Following comments from the IMF’s Christine Lagarde on the global economy a turbocharged session at the Milken Institute Global Conference saw chiefs of five large financial services firms explore their concerns about the global economy.
In that session Tom Finke, chief executive of Barings urged all market participants to be more aware of the implications of inequality in jobs and salaries.
“If we wait for the political system to figure it out, we’ll fall further behind, we need to lead,” he told delegates. “These issues have a big impact on the global economy.”
David Hunt, chief executive of PGIM, who wrote an article on LinkedIn ahead of the conference tha covered the issue of inequality and its impact on the global economy, said while inequality was important it was part of a broader narrative.
“More than one billion people have joined the middle class so from a global perspective inequality is changing, but it doesn’t feel like that in developing markets,” he said. “From a larger perspective, alongside income inequality people are also experiencing a loss of hope where they don’t think the opportunity is there; also they see that the US economy has lost its dynamism; and there is a sense of financial vulnerability. You can see how emotionally Americans feel about why they country is not prosperous.”
Hunt urged delegates, made up largely of pension funds, asset managers and high-net worth individuals, to start dealing with these issues by making a difference to the skills gap in the country.
“We need more coders and data scientists but they’re not being produced out of our educational system. Invest in your own workers and schools and universities to make sure we get the skills we need. Also reach out to those that have fallen out of the workforce, give them vocational training. We need to fix the skills gap,” he said.
In addition to the skills issue, PGIM’s Hunt said the massive amount of infrastructure spending needed in the US was a real concern.
“We need $100 billion a year in the US to begin to upgrade the infrastructure, how do we do that? We need to bring dynamism back to the US economy,” he said.
But the problem with infrastructure in the US, according to State Street chief executive Ron O’Hanley was that most of the assets are controlled at the state level.
“There needs to be a convention between federal and state governments to figure out how to work this out,” O’Hanley said. “There is plenty of investor demand but there is no system in place for public private partnerships.”
In further conversation about the risks in the global economy Credit Suisse’s chief risk officer, Lara Warner, said she was worried about the fragility in Europe.
“I worry we are in a period where small earthquakes can lead to large tsunamis. Europe seems to be the place which is most fragile,” she said.
“We are most worried about Europe and are steering away from Europe. US equities we like and emerging markets.”
State Street’s O’Hanley observed the impact of technology and consolidation in every industry.
“The risk is no longer too big to fail but too small to scale,” he said. “We have to think as investors about how to invest in something that ultimately has scale.”

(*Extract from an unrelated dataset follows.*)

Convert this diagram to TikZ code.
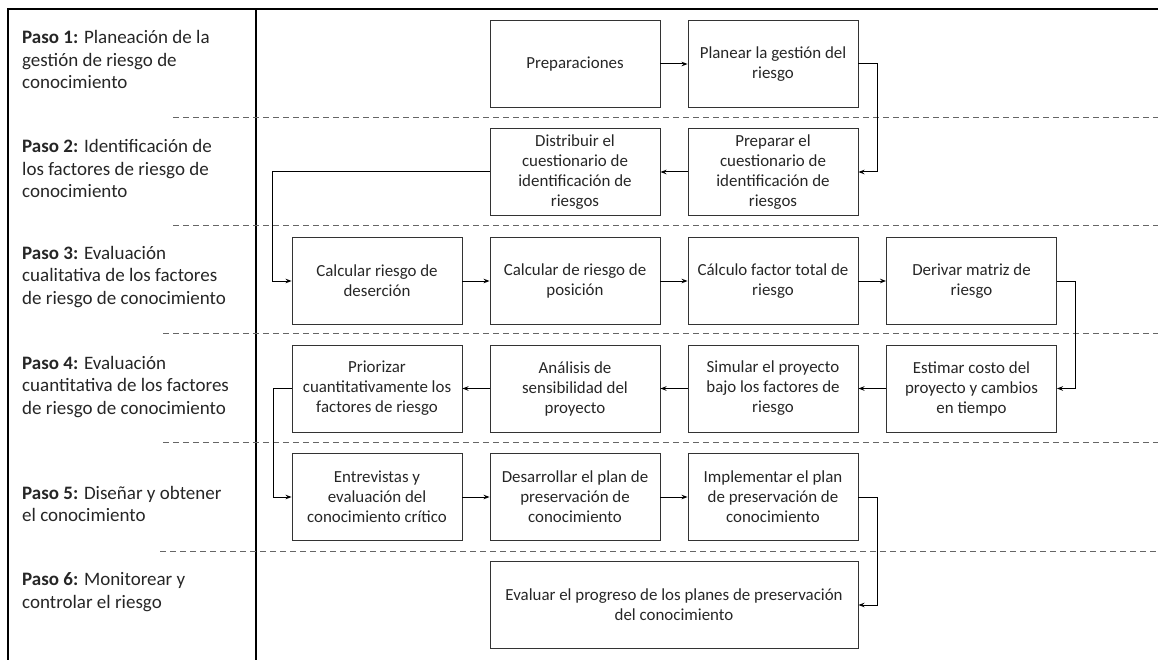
\documentclass[tikz,border=0pt]{standalone}
\usepackage{fontspec}
\setmainfont{Carlito}
\usetikzlibrary{arrows.meta}
\begin{document}
\begin{tikzpicture}[x=1pt,y=-1pt,
  box/.style={draw=black!80,line width=0.9pt,minimum width=170pt,minimum height=87pt,inner sep=0pt,align=center,
    font=\fontsize{16.9}{20}\selectfont,text=black!85},
  lbl/.style={anchor=base west,align=left,inner sep=0pt,font=\fontsize{19}{22.5}\selectfont,text=black!85},
  arr/.style={line width=1pt,-{Stealth[length=6pt,width=4.5pt]}},
  sep/.style={draw=black!60,line width=1pt,dash pattern=on 6pt off 4pt},
  frame/.style={line width=2pt,black}]
\useasboundingbox (0,0) rectangle (1158,660);
% frame
\draw[frame] (8,660) -- (8,9) -- (1158,9);
\draw[frame] (256,9) -- (256,660);
% separators
\draw[sep] (173,118) -- (1158,118);
\draw[sep] (173,226) -- (1158,226);
\draw[sep] (163,333) -- (1158,333);
\draw[sep] (163,442) -- (1158,442);
\draw[sep] (160,551) -- (1158,551);
% labels (anchor = baseline of last line)
\node[lbl] (l1) at (22,89) {\textbf{Paso 1:} Planeación de la\\gestión de riesgo de\\conocimiento};
\node[lbl] (l2) at (22,198) {\textbf{Paso 2:} Identificación de\\los factores de riesgo de\\conocimiento};
\node[lbl] (l3) at (22,304) {\textbf{Paso 3:} Evaluación\\cualitativa de los factores\\de riesgo de conocimiento};
\node[lbl] (l4) at (22,414) {\textbf{Paso 4:} Evaluación\\cuantitativa de los factores\\de riesgo de conocimiento};
\node[lbl] (l5) at (22,521.5) {\textbf{Paso 5:} Diseñar y obtener\\el conocimiento};
\node[lbl] (l6) at (22,608) {\textbf{Paso 6:} Monitorear y\\controlar el riesgo};
% row 1
\node[box] (prep) at (575,64) {Preparaciones};
\node[box] (plan) at (773,64) {Planear la gestión del\\riesgo};
% row 2
\node[box] (dist) at (575,172) {Distribuir el\\cuestionario de\\identificación de\\riesgos};
\node[box] (prq) at (773,172) {Preparar el\\cuestionario de\\identificación de\\riesgos};
% row 3
\node[box] (des) at (377,281) {Calcular riesgo de\\deserción};
\node[box] (pos) at (575,281) {Calcular de riesgo de\\posición};
\node[box] (tot) at (773,281) {Cálculo factor total de\\riesgo};
\node[box] (der) at (971.5,281) {Derivar matriz de\\riesgo};
% row 4
\node[box] (pri) at (377,388.5) {Priorizar\\cuantitativamente los\\factores de riesgo};
\node[box] (ana) at (575,388.5) {Análisis de\\sensibilidad del\\proyecto};
\node[box] (sim) at (773,388.5) {Simular el proyecto\\bajo los factores de\\riesgo};
\node[box] (est) at (971.5,388.5) {Estimar costo del\\proyecto y cambios\\en tiempo};
% row 5
\node[box] (ent) at (377,497) {Entrevistas y\\evaluación del\\conocimiento crítico};
\node[box] (des2) at (575,497) {Desarrollar el plan de\\preservación de\\conocimiento};
\node[box] (imp) at (773,497) {Implementar el plan\\de preservación de\\conocimiento};
% row 6
\node[box,minimum width=368pt] (eva) at (674,605) {Evaluar el progreso de los planes de preservación\\del conocimiento};
% connectors
\draw[arr] (prep) -- (plan);
\draw[arr] (plan.east) -- ++(19,0) |- (prq.east);
\draw[arr] (prq) -- (dist);
\draw[arr] (dist.west) -- ++(-217,0) |- (des.west);
\draw[arr] (des) -- (pos);
\draw[arr] (pos) -- (tot);
\draw[arr] (tot) -- (der);
\draw[arr] (der.east) -- ++(19,0) |- (est.east);
\draw[arr] (est) -- (sim);
\draw[arr] (sim) -- (ana);
\draw[arr] (ana) -- (pri);
\draw[arr] (pri.west) -- ++(-18,0) |- (ent.west);
\draw[arr] (ent) -- (des2);
\draw[arr] (des2) -- (imp);
\draw[arr] (imp.east) -- ++(19,0) |- (eva.east);
\end{tikzpicture}
\end{document}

PGIM’s Hunt said his firm spends a lot of time on the consideration of cyber risks, citing it as the firm’s number one risk concern.
“Risk is likely to come from technology and cyber attacks on infrastructure of the financial markets. That’s the biggest risk we spend a lot of time on that,” he said. “We will see risks from different places we have seen before.”
With regard to disruption Barings’ Finke also said financial services firms need to disrupt themselves.
“We look at the risks of what will disrupt the companies we invest in and are they aware of it. But we also look at whether we are disrupting ourselves to bring a better result to our clients.”
The session expertly chaired by head of Bloomberg Economics, Stephanie Flanders, explored some of the ideas brought up by Christine Lagarde, including productivity growth, mystification of inflation, worry about levels of debt, and problems of capitalism.
PGIM’s Hunt said he disagreed with Lagarde’s view that there was a synchronised slowdown in economic growth.
“There’s not a synchronised slowdown at all. The US is doing very well, but we are quite worried about Europe. What’s happening in Germany is a surprise. And we are optimistic about China. There is quite a lot of disparity regarding growth.”
Productivity is a key way out, he said.
“But companies are not investing enough in their own technology to believe productivity will grow. We have a long way to go on productivity.”
Chief investment officer of Guggenheim Scott Minerd said that in the short term there will be a bounceback in global growth.
“We will see long term rates rise and the yield curve steepen. The base case is the economy picking up momentum and the lull in inflation will slowly fade away,” he said. “Most telling is risk assets – equities and bonds are inflated in value and investors are not being compensated to take on a lot of risk. This is not the time to take on risk assets.”
Guggenheim’s Minerd is pessimistic and said investors should be expecting a reversion to the mean. The firm’s forward looking expectation for US equities is 1 to 2 per cent return.
PGIM’s Hunt agreed assets are incredibly priced around the world calling it the biggest risk in markets.
“How do we get returns we’ve got? Volatility is not risk, volatility gives us an opportunity to get in at a reasonable price. The biggest risk is we don’t have a little bit of correction in prices to allow us to get into markets.”
The new normal of lower for longer will be around for long period of time, the panel said.